While FFT (Fast Fourier Transform) is excellent for viewing a signal's frequency spectrum, it can be prone to "octave errors," where it mistakenly identifies a strong overtone as the fundamental pitch. Autocorrelation is a time-domain method that is generally more robust at finding the fundamental frequency, making it more reliable for this application.
How do you handle vibrato or pitch drift?
The tool's responsiveness allows it to track slow-to-moderate vibrato and pitch drift in real time. You will see the cents meter move smoothly with the pitch. The post-processing and smoothing filters are tuned to follow these intentional pitch modulations without becoming overly sensitive and flickering, providing a stable yet accurate representation.
Will calibration to A4=442 change accuracy?

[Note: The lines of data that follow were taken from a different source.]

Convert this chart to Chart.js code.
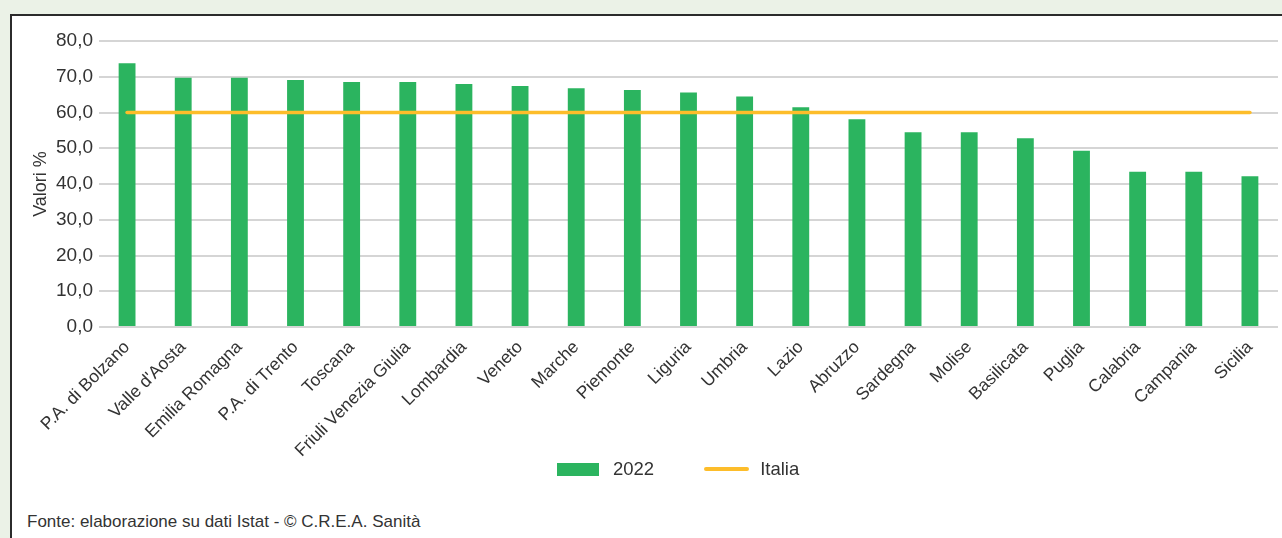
<!DOCTYPE html>
<html lang="it">
<head>
<meta charset="utf-8">
<title>Valori % per regione, 2022</title>
<script src="https://cdn.jsdelivr.net/npm/chart.js@4.4.1/dist/chart.umd.min.js"></script>
<style>
  html, body { margin: 0; padding: 0; }
  body {
    width: 1282px; height: 538px; overflow: hidden;
    background: #ebf2e7; position: relative;
    font-family: 'Liberation Sans', Arial, sans-serif;
    color: #333;
  }
  .frame {
    position: absolute; left: 10px; top: 14px; width: 1300px; height: 600px;
    background: #fff; border-top: 2px solid #2b2b2b; border-left: 2px solid #2b2b2b;
  }
  .chart-wrapper { position: absolute; left: 12px; top: 16px; width: 1270px; height: 451px; }
  .legend {
    position: absolute; left: 557px; top: 458px; height: 22px;
    display: flex; align-items: center; font-size: 18.5px; white-space: nowrap;
  }
  .legend-item { display: flex; align-items: center; margin-right: 50px; }
  .legend-item .swatch { margin-right: 14px; }
  .swatch.box { width: 42px; height: 13px; }
  .swatch.line { width: 45px; height: 4px; border-radius: 2px; margin-right: 11px; }
  .source {
    position: absolute; left: 27px; top: 512px;
    font-size: 17px; white-space: nowrap;
  }
</style>
</head>
<body>
<div class="frame"></div>
<div class="chart-wrapper"><canvas id="chart"></canvas></div>
<div class="legend" id="legend"></div>
<div class="source">Fonte: elaborazione su dati Istat - © C.R.E.A. Sanità</div>
<script>
// ── data ─────────────────────────────────────────
const REGIONS = [
  'P.A. di Bolzano', "Valle d'Aosta", 'Emilia Romagna', 'P.A. di Trento', 'Toscana',
  'Friuli Venezia Giulia', 'Lombardia', 'Veneto', 'Marche', 'Piemonte', 'Liguria',
  'Umbria', 'Lazio', 'Abruzzo', 'Sardegna', 'Molise', 'Basilicata', 'Puglia',
  'Calabria', 'Campania', 'Sicilia',
];

const VALUES_2022 = [
  73.8, 69.7, 69.7, 69.1, 68.5, 68.5, 68.0, 67.4, 66.8, 66.3, 65.6,
  64.5, 61.5, 58.1, 54.5, 54.5, 52.8, 49.3, 43.4, 43.4, 42.2,
];

const VALUES_ITALIA = [
  60.0, 60.0, 60.0, 60.0, 60.0, 60.0, 60.0, 60.0, 60.0, 60.0, 60.0,
  60.0, 60.0, 60.0, 60.0, 60.0, 60.0, 60.0, 60.0, 60.0, 60.0,
];

const Y_TICKS = [0, 10, 20, 30, 40, 50, 60, 70, 80];

const GREEN = '#2bb45f';
const ORANGE = '#fdbd2a';
const TEXT = '#333333';
const FONT = "'Liberation Sans', Arial, sans-serif";

const fmt = v => v.toFixed(1).replace('.', ',');

const chart = new Chart(document.getElementById('chart'), {
  data: {
    labels: REGIONS,
    datasets: [
      {
        type: 'line',
        label: 'Italia',
        data: VALUES_ITALIA,
        borderColor: ORANGE,
        backgroundColor: ORANGE,
        borderWidth: 3.5,
        borderCapStyle: 'round',
        pointRadius: 0,
        order: 0,
      },
      {
        type: 'bar',
        label: '2022',
        data: VALUES_2022,
        backgroundColor: GREEN,
        borderWidth: 0,
        barPercentage: 0.3,
        categoryPercentage: 1,
        order: 1,
      },
    ],
  },
  options: {
    responsive: true,
    maintainAspectRatio: false,
    animation: false,
    layout: { padding: { top: 25, left: 8, right: 4, bottom: 0 } },
    scales: {
      x: {
        grid: { display: false },
        border: { display: false },
        ticks: {
          color: TEXT,
          font: { family: FONT, size: 17.5 },
          autoSkip: false,
          maxRotation: 45,
          minRotation: 45,
          padding: 2,
        },
        // room for the longest rotated label so it is not clipped
        afterFit: s => { s.height = 140; },
      },
      y: {
        min: 0,
        max: 80,
        afterBuildTicks: s => { s.ticks = Y_TICKS.map(v => ({ value: v })); },
        grid: { color: '#d5d5d5', lineWidth: 2, drawTicks: false },
        border: { display: false },
        ticks: {
          color: TEXT,
          font: { family: FONT, size: 19 },
          padding: 6,
          callback: v => fmt(v),
        },
        title: {
          display: true,
          text: 'Valori %',
          color: TEXT,
          font: { family: FONT, size: 18 },
          padding: { top: 10, bottom: 0 },
        },
        afterFit: s => { s.width = 79; },
      },
    },
    plugins: {
      legend: { display: false },
      tooltip: { enabled: false },
    },
  },
});

// HTML legend, bar series first then the Italia line (as in the reference)
const legendEl = document.getElementById('legend');
[...chart.data.datasets].reverse().forEach(ds => {
  const item = document.createElement('div');
  item.className = 'legend-item';
  const sw = document.createElement('span');
  sw.className = 'swatch ' + (ds.type === 'bar' ? 'box' : 'line');
  sw.style.background = ds.type === 'bar' ? ds.backgroundColor : ds.borderColor;
  const txt = document.createElement('span');
  txt.textContent = ds.label;
  item.appendChild(sw);
  item.appendChild(txt);
  legendEl.appendChild(item);
});
</script>
</body>
</html>
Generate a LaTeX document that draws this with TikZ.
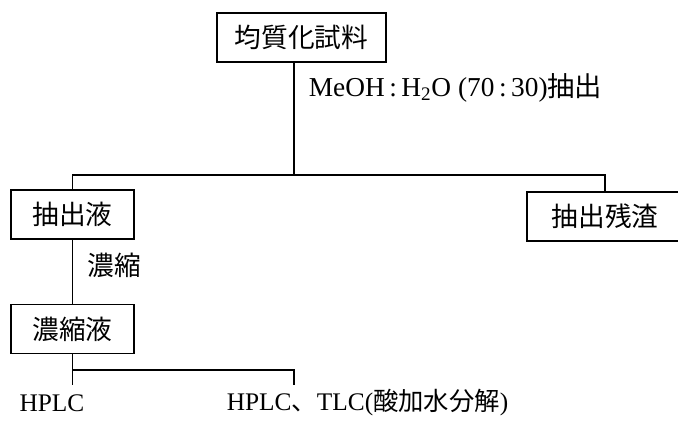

No, the underlying accuracy of the algorithm remains the same. Changing the calibration simply shifts the target frequencies for all notes. The precision of the cents deviation calculation is unaffected. Our internal accuracy tests confirm this stability regardless of the selected A4 reference, ensuring reliable performance for any standard.
Can it detect chords or multiple notes?
No. This is a monophonic pitch detector, meaning its algorithm is designed to find a single fundamental frequency at a time. When presented with a chord (a polyphonic signal), it will likely become unstable or lock onto the loudest or lowest note, but it cannot separate and identify the individual notes within it.
Changelog
We use semantic versioning (e.g., v1.2.0). The current tool is v1.1.0.
- v1.1.0 (Current) - Added A4 calibration toggle (440/442 Hz). Improved UI for sensitivity controls.
- v1.0.5 - Tweaked median smoothing window for better stability on vocal input.
- v1.0.0 - Initial public release of the pitch detector tool.